Expectations about the Federal Reserve’s plans for raising interest rates changed rapidly Tuesday, as investors heard suggestions from central bank officials that they might be looking to tighten monetary policy faster than previously thought.
Bond market odds suggested Tuesday evening that investors saw more than a 60 percent chance that the Fed would raise its interest rate target at its next meeting in March. That was a swing of more than 30 percentage points from the day before. U.S. bond rates also rose sharply in reaction to the news.
The most significant comments of the day came from Federal Reserve Bank of New York president William Dudley, who is the vice chairman of the central bank’s monetary policy-setting committee and a permanent voting member.

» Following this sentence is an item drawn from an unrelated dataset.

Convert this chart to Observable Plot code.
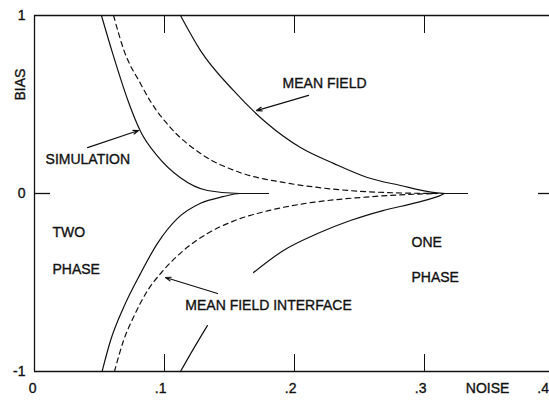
<!DOCTYPE html>
<html><head><meta charset="utf-8">
<script src="https://cdn.jsdelivr.net/npm/d3@7"></script>
<script src="https://cdn.jsdelivr.net/npm/@observablehq/plot@0.6"></script>
<style>html,body{margin:0;padding:0;background:#fff;overflow:hidden}</style>
</head><body><div id="chart"></div>
<script>
// Axis ticks
const xTicks = [0, 0.1, 0.2, 0.3];
const xTickLabels = ["0", ".1", ".2", ".3"];
const xEdgeTick = [0.4];
const xEdgeLabel = [".4"];
const yTicks = [-1, 0, 1];
const yTickLabels = ["-1", "0", "1"];
const innerXTicks = [0.1, 0.2, 0.3];

// Simulation (solid, inner)
const simTopX = [0.0515, 0.060, 0.072, 0.0815, 0.0946, 0.112, 0.133, 0.158, 0.18];
const simTopY = [1, 0.79, 0.52, 0.35, 0.21, 0.09, 0.017, 0, 0];
const simBotX = [0.052, 0.0585, 0.0685, 0.0815, 0.0946, 0.11, 0.1277, 0.145, 0.158, 0.18];
const simBotY = [-1, -0.826, -0.64, -0.45, -0.28, -0.14, -0.055, -0.018, 0, 0];

// Mean field interface (dashed)
const mfiTopX = [0.0608, 0.069, 0.0815, 0.089, 0.1046, 0.1277, 0.158, 0.1915, 0.218, 0.243, 0.268, 0.31];
const mfiTopY = [1, 0.80, 0.618, 0.52, 0.37, 0.225, 0.118, 0.062, 0.034, 0.016, 0.006, 0];
const mfiBotX = [0.0615, 0.0685, 0.076, 0.087, 0.099, 0.1146, 0.133, 0.153, 0.179, 0.2046, 0.23, 0.255, 0.28, 0.31];
const mfiBotY = [-1, -0.826, -0.697, -0.545, -0.433, -0.32, -0.225, -0.155, -0.098, -0.06, -0.036, -0.02, -0.008, 0];

// Mean field (solid, outer); lower branch broken around the label
const mfTopX = [0.1123, 0.1277, 0.153, 0.179, 0.2046, 0.230, 0.256, 0.2815, 0.305, 0.316, 0.333];
const mfTopY = [1, 0.803, 0.579, 0.393, 0.258, 0.169, 0.09, 0.045, 0.008, 0, 0];
const mfBotX = [0.1123, 0.1225, 0.133, 0.15, 0.1685, 0.1915, 0.2177, 0.243, 0.268, 0.2946, 0.312, 0.316, 0.333];
const mfBotY = [-1, -0.87, -0.742, NaN, -0.444, -0.32, -0.225, -0.152, -0.096, -0.05, -0.012, 0, 0];

// Annotations (data units)
const labelText = ["MEAN FIELD", "SIMULATION", "MEAN FIELD INTERFACE", "TWO", "PHASE", "ONE", "PHASE"];
const labelX = [0.1908, 0.0085, 0.116, 0.0138, 0.0138, 0.29, 0.29];
const labelY = [0.618, 0.191, -0.629, -0.219, -0.427, -0.275, -0.472];
const arrowX1 = [0.2108, 0.0408, 0.1408];
const arrowY1 = [0.551, 0.258, -0.562];
const arrowX2 = [0.1708, 0.080, 0.1008];
const arrowY2 = [0.466, 0.354, -0.472];

const toPts = (xs, ys) => xs.map((x, i) => ({x, y: ys[i]}));
const labels = labelText.map((t, i) => ({t, x: labelX[i], y: labelY[i]}));
const arrows = arrowX1.map((x1, i) => ({x1, y1: arrowY1[i], x2: arrowX2[i], y2: arrowY2[i]}));

const ink = "#111";
const lineOpts = {x: "x", y: "y", stroke: ink, strokeWidth: 1.2, curve: "monotone-x"};
const txt = {fontSize: 14, fill: ink, stroke: ink, strokeWidth: 0.35};

const chart = Plot.plot({
  width: 549, height: 402,
  marginLeft: 34, marginRight: 0, marginTop: 15, marginBottom: 31,
  style: {fontFamily: "'Liberation Sans', Arial, sans-serif", fontSize: "14px", background: "#fff", color: ink},
  x: {domain: [0, 0.4], range: [34, 554], axis: null},
  y: {domain: [-1, 1], axis: null},
  marks: [
    Plot.ruleY([1, -1], {stroke: ink, strokeWidth: 1.3}),
    Plot.ruleX([0], {stroke: ink, strokeWidth: 1.3}),
    Plot.tickX(innerXTicks, {x: d => d, insetBottom: 338, stroke: ink}),
    Plot.tickX(innerXTicks, {x: d => d, insetTop: 339, stroke: ink}),
    Plot.tickY([0], {y: d => d, insetRight: 499, stroke: ink, strokeWidth: 1.3}),
    Plot.tickY([0], {y: d => d, insetLeft: 504, stroke: ink, strokeWidth: 1.3}),
    Plot.text(xTicks, {x: d => d, text: (d, i) => xTickLabels[i], frameAnchor: "bottom", dy: 21, textAnchor: "end", dx: 2, ...txt}),
    Plot.text(xEdgeTick, {x: d => d, text: (d, i) => xEdgeLabel[i], frameAnchor: "bottom", dy: 21, textAnchor: "end", dx: -5.5, ...txt}),
    Plot.text(yTicks, {y: d => d, text: (d, i) => yTickLabels[i], frameAnchor: "left", textAnchor: "end", dx: -9, ...txt}),
    Plot.text(["NOISE"], {x: () => 0.3485, frameAnchor: "bottom", dy: 21, ...txt}),
    Plot.text(["BIAS"], {x: () => 0, y: () => 0.612, rotate: -90, dx: -14, ...txt}),
    Plot.line(toPts(simTopX, simTopY), lineOpts),
    Plot.line(toPts(simBotX, simBotY), lineOpts),
    Plot.line(toPts(mfTopX, mfTopY), lineOpts),
    Plot.line(toPts(mfBotX, mfBotY), lineOpts),
    Plot.line(toPts(mfiTopX, mfiTopY), {...lineOpts, strokeDasharray: "5,4"}),
    Plot.line(toPts(mfiBotX, mfiBotY), {...lineOpts, strokeDasharray: "5,4"}),
    Plot.arrow(arrows, {x1: "x1", y1: "y1", x2: "x2", y2: "y2", stroke: ink, strokeWidth: 1.2, headLength: 7, headAngle: 40}),
    Plot.text(labels, {x: "x", y: "y", text: "t", textAnchor: "start", ...txt})
  ]
});
document.getElementById("chart").appendChild(chart);
</script>
</body></html>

In a late afternoon interview on CNN International, Dudley said that the “case for monetary policy tightening has become a lot more compelling” since Fed officials’ two-day meeting at the end of January and beginning of February.
Citing signs of economic growth, job gains, and rising inflation, Dudley said that “we’re very much on the trajectory that we thought we would be on, and we said if we’re on that trajectory we’re going to gradually remove accommodation.”
Currently, the Fed targets short-term interest rates of 0.5 percent to 0.75 percent.
In their most recent projections, Fed officials projected that they would raise interest rates by a quarter-percentage point three times in 2017, bringing the target to between 1.25 percent and 1.5 percent.
Two other regional Fed presidents, John Williams of San Francisco and Patrick Harker of Philadelphia, also gave comments Tuesday suggesting that a March rate hike might be on the table.
The overnight rates targeted by the Fed influence rates on credit products throughout the economy, including business loans, mortgages and credit cards. Raising rates is thought to slow spending, staving off high inflation.
One factor swaying Fed officials toward raising rates faster has been the stock market run that followed President Trump’s election, commonly attributed to expectations of tax cuts and bank deregulation.
Speaking Tuesday, Dudley suggested that the 3 percent to 4 percent economic growth targeted by Trump, which many economists say is out of reach because of slow U.S. population growth, would be plausible in the scenario of a productivity boom similar to the late 1990s.